To be sure, officials haven’t yet determined what caused the Martin Animal Bedding fire. The fire – one of six reported over the last five years there – destroyed the main structure off C.R. 36 west of Goshen, where wood was ground into animal bedding for use at area farms.
But as Wayne Stutsman sees it, fires at wood grinding operations are going to happen, and if that’s the case, better that such facilities be out in the country, where there’s less potential to harm or bother people. Stutsman lives near the old VIM operation, renamed Soil Solutions and now run by different operators, and he’s spearheaded the grassroots efforts against the Baugo Township business.
“If it’s going to happen, let’s have it happen where it’s a ways from the neighbors,” Stutsman told The Elkhart Truth Tuesday.
Dust continues to be an issue for him and other neighbors around Soil Solutions, Stutsman maintains, alluding to one of the issues neighbors cited in suing VIM and Soil Solutions in federal court. Martin Animal Bedding will soon move to a new facility south of the structure destroyed Tuesday, and if that rural location spares residential neighborhoods from having to co-exist with a wood grinder “so be it.”
A Soil Solutions rep spoke out against Martin Animal Bedding at a 2011 hearing on Martin’s request for a special permit to keep operating.

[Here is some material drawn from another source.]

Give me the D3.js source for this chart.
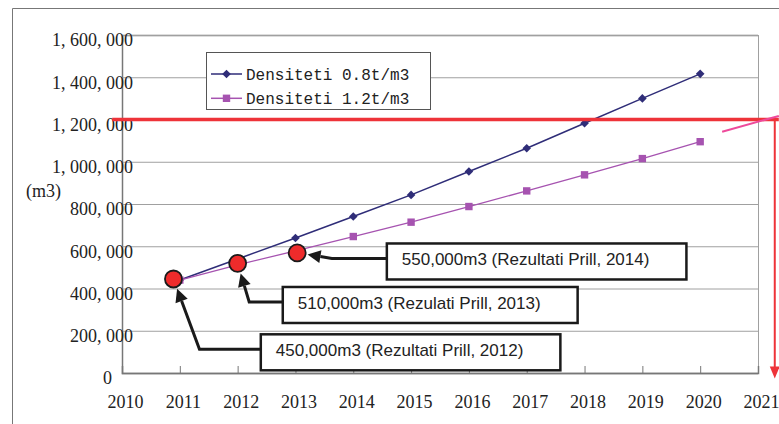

But there were no ill words Tuesday from Stacy Petrovas, the Soil Solutions co-owner. “It’s just unfortunate,” Petrovas said.
He just countered Stutsman’s contention that Soil Solutions, as Stutsman maintains, is a smelly, dusty nuisance, like VIM before it.
“I know it’s changed,” said Petrovas, citing the improvements at the Old U.S. 33 operation, like a new dust-collection system. “Less dust, less odor. We’re cleaning up the place.”